Thanks for reminding me of the CJG opening. I swung by afterwards and apparently just missed you. Abbas felt like the hinge linking the more minimal works of Geoffrey and Kapwani Kiwanga to and from the more expressive works of Duane and Rochelle. Some nice associative shaping with KK's (Pasquart 2) and Duane's colonial anxieties. KK's (Pasquart 3), with the blue sky breaking through the clouds outside, was/is sublime. 

A nicely installed show, though I have problems with the opening paragraph of the exhibition text; namely, how the "our" and "we" seem to subsume and suffocate the other. In our current moment, "we" sometimes feels more like a reckless extension of the egoceptive "I" than anything that might have time for its critique. But the show demonstrates otherwise. The re-arrangement of Geoffrey's brass 2x4s from his Venice Biennale exhibition is a reforming/conforming gesture; not a closing of ranks but a listening on his part, a willingness to do the proverbial work.

I remember at the opening of Brian and Melanie's Maps and Dreams Treaty 8 show when Elle-Maija Tailfeathers confronted Geoffrey about his use of the term "intergenerational trauma" when speaking to the media of his maternal grandfather's accident, the one that spilled his lumber, the implication being that the term's current association is with Indigenous folks (residential school survivors and their descendents), while for Geoffrey his family's injury, passed down silently? from his grandfather, was no less real, and who are you to tell me how I feel?
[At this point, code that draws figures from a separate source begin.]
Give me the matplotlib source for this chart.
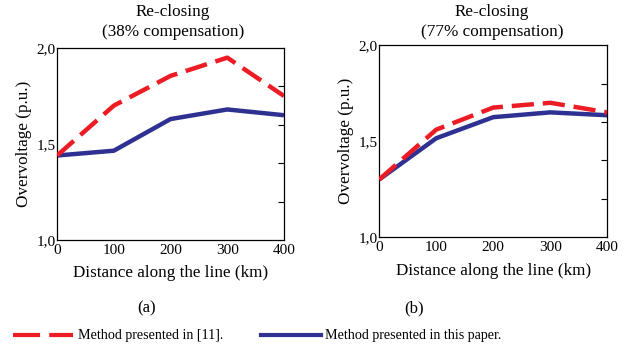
import matplotlib.pyplot as plt
from matplotlib.ticker import FixedLocator, FuncFormatter
from matplotlib.lines import Line2D

plt.rcParams['font.family'] = ['Liberation Serif', 'DejaVu Serif']

distance = [0, 100, 200, 300, 400]

# (a) 38% compensation
ref11_a = [1.44, 1.70, 1.855, 1.95, 1.75]
paper_a = [1.44, 1.465, 1.63, 1.68, 1.65]

# (b) 77% compensation
ref11_b = [1.30, 1.56, 1.675, 1.70, 1.65]
paper_b = [1.30, 1.515, 1.625, 1.65, 1.635]

titles = ["Re-closing\n(38% compensation)", "Re-closing\n(77% compensation)"]
panel_tags = ["(a)", "(b)"]
y_labels = [1.0, 1.5, 2.0]
y_minor = [1.2, 1.4, 1.6, 1.8]

red = '#ED1C24'
blue = '#2E3192'

fig = plt.figure(figsize=(6.34, 3.56), dpi=100)
ax_a = fig.add_axes([0.090, 0.326, 0.358, 0.539])
ax_b = fig.add_axes([0.598, 0.334, 0.360, 0.539])

for ax, r, p in [(ax_a, ref11_a, paper_a), (ax_b, ref11_b, paper_b)]:
    ax.plot(distance, r, color=red, lw=3.2, dashes=(5, 2), solid_capstyle='butt', zorder=3)
    ax.plot(distance, p, color=blue, lw=3.2, solid_capstyle='butt', zorder=2)
    ax.set_xlim(0, 400)
    ax.set_ylim(1.0, 2.0)
    ax.set_xticks(distance)
    ax.yaxis.set_major_locator(FixedLocator(y_labels))
    ax.yaxis.set_minor_locator(FixedLocator(y_minor))
    ax.yaxis.set_major_formatter(FuncFormatter(lambda v, pos: f"{v:.1f}".replace('.', ',')))
    ax.tick_params(axis='x', length=0, labelsize=11, pad=3)
    ax.tick_params(axis='y', which='major', length=0, labelsize=11, pad=1)
    ax.tick_params(axis='y', which='minor', left=False, right=True, direction='in', length=4, width=0.8)
    for s in ax.spines.values():
        s.set_linewidth(0.9)
    ax.set_xlabel("Distance along the line (km)", fontsize=12.3, labelpad=6)
    ax.set_ylabel("Overvoltage (p.u.)", fontsize=12.3, labelpad=3)

# two-line titles, placed in figure pixels
fig.text(173 / 634, 1 - 22 / 356, titles[0], ha='center', va='center', fontsize=12.3, linespacing=1.25)
fig.text(492 / 634, 1 - 22 / 356, titles[1], ha='center', va='center', fontsize=12.3, linespacing=1.25)

fig.text(147 / 634, 1 - 308 / 356, panel_tags[0], ha='center', va='center', fontsize=12)
fig.text(414 / 634, 1 - 308 / 356, panel_tags[1], ha='center', va='center', fontsize=12)

h1 = Line2D([], [], color=red, lw=3, dashes=(6.5, 2.2))
h2 = Line2D([], [], color=blue, lw=3)
fig.legend([h1, h2], ["Method presented in [11].", "Method presented in this paper."],
           loc='center left', bbox_to_anchor=(13 / 634, 1 - 336 / 356), ncol=2,
           frameon=False, fontsize=10.1, handlelength=4.3, handletextpad=0.3,
           columnspacing=2.7, borderpad=0, borderaxespad=0)

fig.savefig('out.png', dpi=100)
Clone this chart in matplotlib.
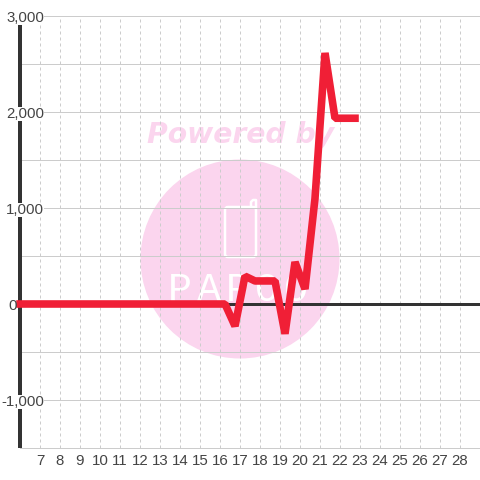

The better part of Geoffrey has always been open to a critique of his work, but when E-M insisted he publicly address his (insensitive) use of the term, as later conveyed to me by Geoffrey, it seemed to be about something else for him.

There's a lot of "something else" going on these days, where the implied completion that comes with a response is less an end than a next step in "our" ongoing recovery of past and present (remember what Mauss says in The Gift: it is not the giving and the receiving of the gift, but the obligation to give again). This show feels in tune with our current anxieties, and, like KK's window piece, is hopeful!